Information supplied =>
--------------------------------
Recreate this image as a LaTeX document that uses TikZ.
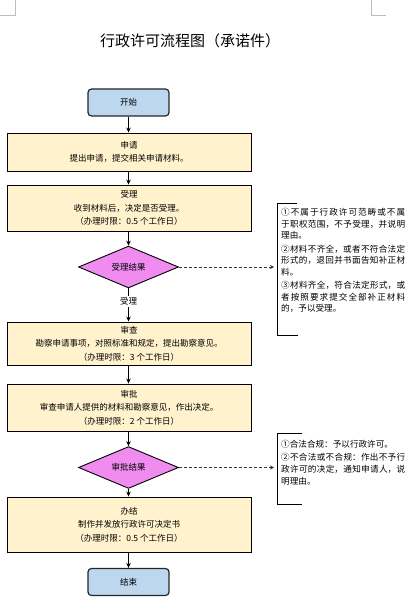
\documentclass[tikz,border=0pt]{standalone}
\usepackage{fontspec}
\setmainfont{Noto Sans CJK SC}
\usetikzlibrary{shapes.geometric,arrows.meta}
\definecolor{boxfill}{HTML}{FFF2CC}
\definecolor{termfill}{HTML}{BDD7EE}
\definecolor{decfill}{RGB}{240,140,240}
\definecolor{markgray}{RGB}{190,190,190}
\tikzset{
  stepbox/.style={draw=black, line width=0.9pt, fill=boxfill, minimum width=244pt, align=center,
    font=\fontsize{8.5}{13.5}\selectfont, inner sep=0pt},
  termbox/.style={draw=black!85, line width=1.2pt, fill=termfill, rounded corners=3.5pt,
    minimum width=81pt, minimum height=27pt, font=\fontsize{8.5}{10}\selectfont, inner sep=0pt},
  decision/.style={diamond, draw=black, line width=0.9pt, fill=decfill, minimum width=100pt,
    minimum height=41pt, inner sep=0pt, font=\fontsize{8.5}{10}\selectfont},
  flow/.style={-{Stealth[length=5pt,width=4.5pt]}, line width=0.8pt, black},
  dashflow/.style={-{Stealth[length=4pt,width=4pt]}, line width=0.8pt, black!80, dash pattern=on 3pt off 2pt},
  bracket/.style={line width=1pt, black},
  notetext/.style={anchor=north west, inner sep=0pt},
  cornermark/.style={line width=0.6pt, markgray}
}
\newcommand{\notepar}[1]{\parbox{124pt}{\fontsize{8.6}{11.6}\selectfont\XeTeXlinebreaklocale "zh"\XeTeXlinebreakskip=0pt plus 3pt\parskip=1.8pt\relax #1}}
\begin{document}
\begin{tikzpicture}[x=1pt,y=-1pt]
\useasboundingbox (0,0) rectangle (418,604);
% page corner marks
\draw[cornermark] (15,0) -- (15,15) -- (0,15);
\draw[cornermark] (371,0) -- (371,15) -- (386,15);
% title
\node (title) at (190,41) {\fontsize{15}{18}\selectfont 行政许可流程图（承诺件）};
% main flow
\node[termbox] (start) at (128.5,102.5) {开始};
\node[stepbox, minimum height=38pt] (apply) at (129,152) {申请\\提出申请，提交相关申请材料。};
\node[stepbox, minimum height=46pt] (accept) at (129,208) {受理\\收到材料后，决定是否受理。\\（办理时限：0.5 个工作日）};
\node[decision] (d1) at (128.5,267) {受理结果};
\node[stepbox, minimum height=43pt] (review) at (129,343.5) {审查\\勘察申请事项，对照标准和规定，提出勘察意见。\\（办理时限：3 个工作日）};
\node[stepbox, minimum height=47pt] (approve) at (129,407.5) {审批\\审查申请人提供的材料和勘察意见，作出决定。\\（办理时限：2 个工作日）};
\node[decision] (d2) at (128.5,467.5) {审批结果};
\node[stepbox, minimum height=55pt] (finish) at (129,524.5) {办结\\制作并发放行政许可决定书\\（办理时限：0.5 个工作日）};
\node[termbox] (stop) at (128.5,582) {结束};
% arrows
\draw[flow] (start.south -| 128.5,0) -- (apply.north -| 128.5,0);
\draw[flow] (apply.south -| 128.5,0) -- (accept.north -| 128.5,0);
\draw[flow] (accept.south -| 128.5,0) -- (d1.north);
\draw[flow] (d1.south) -- node[pos=0.4, fill=white, inner sep=1.5pt, font=\fontsize{8.5}{10}\selectfont] (lab1) {受理} (review.north -| 128.5,0);
\draw[flow] (review.south -| 128.5,0) -- (approve.north -| 128.5,0);
\draw[flow] (approve.south -| 128.5,0) -- (d2.north);
\draw[flow] (d2.south) -- (finish.north -| 128.5,0);
\draw[flow] (finish.south -| 128.5,0) -- (stop.north);
% notes
\node[notetext] (n1) at (281,208) {\notepar{①不属于行政许可范畴或不属\linebreak 于职权范围，不予受理，并说明\linebreak 理由。\par ②材料不齐全，或者不符合法定\linebreak 形式的，退回并书面告知补正材\linebreak 料。\par ③材料齐全，符合法定形式，或\linebreak 者按照要求提交全部补正材料\linebreak 的，予以受理。}};
\coordinate (b1t) at (277,203);
\coordinate (b1b) at (277,335);
\draw[bracket] (297,203) -- (b1t) -- (b1b) -- (298,335);
\draw[dashflow] (d1.east) -- ([xshift=-3pt]b1t |- d1.east);
\node[notetext] (n2) at (281,440) {\notepar{①合法合规：予以行政许可。\par ②不合法或不合规：作出不予行\linebreak 政许可的决定，通知申请人，说\linebreak 明理由。}};
\coordinate (b2t) at (277,433);
\coordinate (b2b) at (277,504);
\draw[bracket] (302,433) -- (b2t) -- (b2b) -- (302,504);
\draw[dashflow] (d2.east) -- ([xshift=-3pt]b2t |- d2.east);
\end{tikzpicture}
\end{document}
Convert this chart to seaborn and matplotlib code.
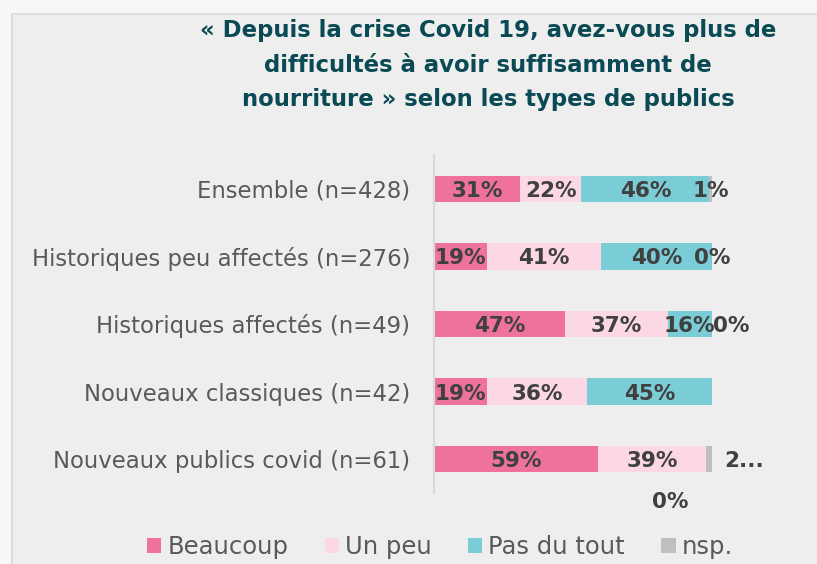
--------------------------------
Return every line of the records exactly as given, pictures excluded.

Recreate this image as a LaTeX document that uses TikZ.
\documentclass[tikz,border=0pt]{standalone}
\usepackage{fontspec}
\setmainfont{Noto Sans CJK SC}
\usetikzlibrary{shapes.geometric,arrows.meta}
\definecolor{boxfill}{HTML}{FFF2CC}
\definecolor{termfill}{HTML}{BDD7EE}
\definecolor{decfill}{RGB}{240,140,240}
\definecolor{markgray}{RGB}{190,190,190}
\tikzset{
  stepbox/.style={draw=black, line width=0.9pt, fill=boxfill, minimum width=244pt, align=center,
    font=\fontsize{8.5}{13.5}\selectfont, inner sep=0pt},
  termbox/.style={draw=black!85, line width=1.2pt, fill=termfill, rounded corners=3.5pt,
    minimum width=81pt, minimum height=27pt, font=\fontsize{8.5}{10}\selectfont, inner sep=0pt},
  decision/.style={diamond, draw=black, line width=0.9pt, fill=decfill, minimum width=100pt,
    minimum height=41pt, inner sep=0pt, font=\fontsize{8.5}{10}\selectfont},
  flow/.style={-{Stealth[length=5pt,width=4.5pt]}, line width=0.8pt, black},
  dashflow/.style={-{Stealth[length=4pt,width=4pt]}, line width=0.8pt, black!80, dash pattern=on 3pt off 2pt},
  bracket/.style={line width=1pt, black},
  notetext/.style={anchor=north west, inner sep=0pt},
  cornermark/.style={line width=0.6pt, markgray}
}
\newcommand{\notepar}[1]{\parbox{124pt}{\fontsize{8.6}{11.6}\selectfont\XeTeXlinebreaklocale "zh"\XeTeXlinebreakskip=0pt plus 3pt\parskip=1.8pt\relax #1}}
\begin{document}
\begin{tikzpicture}[x=1pt,y=-1pt]
\useasboundingbox (0,0) rectangle (418,604);
% page corner marks
\draw[cornermark] (15,0) -- (15,15) -- (0,15);
\draw[cornermark] (371,0) -- (371,15) -- (386,15);
% title
\node (title) at (190,41) {\fontsize{15}{18}\selectfont 行政许可流程图（承诺件）};
% main flow
\node[termbox] (start) at (128.5,102.5) {开始};
\node[stepbox, minimum height=38pt] (apply) at (129,152) {申请\\提出申请，提交相关申请材料。};
\node[stepbox, minimum height=46pt] (accept) at (129,208) {受理\\收到材料后，决定是否受理。\\（办理时限：0.5 个工作日）};
\node[decision] (d1) at (128.5,267) {受理结果};
\node[stepbox, minimum height=43pt] (review) at (129,343.5) {审查\\勘察申请事项，对照标准和规定，提出勘察意见。\\（办理时限：3 个工作日）};
\node[stepbox, minimum height=47pt] (approve) at (129,407.5) {审批\\审查申请人提供的材料和勘察意见，作出决定。\\（办理时限：2 个工作日）};
\node[decision] (d2) at (128.5,467.5) {审批结果};
\node[stepbox, minimum height=55pt] (finish) at (129,524.5) {办结\\制作并发放行政许可决定书\\（办理时限：0.5 个工作日）};
\node[termbox] (stop) at (128.5,582) {结束};
% arrows
\draw[flow] (start.south -| 128.5,0) -- (apply.north -| 128.5,0);
\draw[flow] (apply.south -| 128.5,0) -- (accept.north -| 128.5,0);
\draw[flow] (accept.south -| 128.5,0) -- (d1.north);
\draw[flow] (d1.south) -- node[pos=0.4, fill=white, inner sep=1.5pt, font=\fontsize{8.5}{10}\selectfont] (lab1) {受理} (review.north -| 128.5,0);
\draw[flow] (review.south -| 128.5,0) -- (approve.north -| 128.5,0);
\draw[flow] (approve.south -| 128.5,0) -- (d2.north);
\draw[flow] (d2.south) -- (finish.north -| 128.5,0);
\draw[flow] (finish.south -| 128.5,0) -- (stop.north);
% notes
\node[notetext] (n1) at (281,208) {\notepar{①不属于行政许可范畴或不属\linebreak 于职权范围，不予受理，并说明\linebreak 理由。\par ②材料不齐全，或者不符合法定\linebreak 形式的，退回并书面告知补正材\linebreak 料。\par ③材料齐全，符合法定形式，或\linebreak 者按照要求提交全部补正材料\linebreak 的，予以受理。}};
\coordinate (b1t) at (277,203);
\coordinate (b1b) at (277,335);
\draw[bracket] (297,203) -- (b1t) -- (b1b) -- (298,335);
\draw[dashflow] (d1.east) -- ([xshift=-3pt]b1t |- d1.east);
\node[notetext] (n2) at (281,440) {\notepar{①合法合规：予以行政许可。\par ②不合法或不合规：作出不予行\linebreak 政许可的决定，通知申请人，说\linebreak 明理由。}};
\coordinate (b2t) at (277,433);
\coordinate (b2b) at (277,504);
\draw[bracket] (302,433) -- (b2t) -- (b2b) -- (302,504);
\draw[dashflow] (d2.east) -- ([xshift=-3pt]b2t |- d2.east);
\end{tikzpicture}
\end{document}
Convert this chart to seaborn and matplotlib code.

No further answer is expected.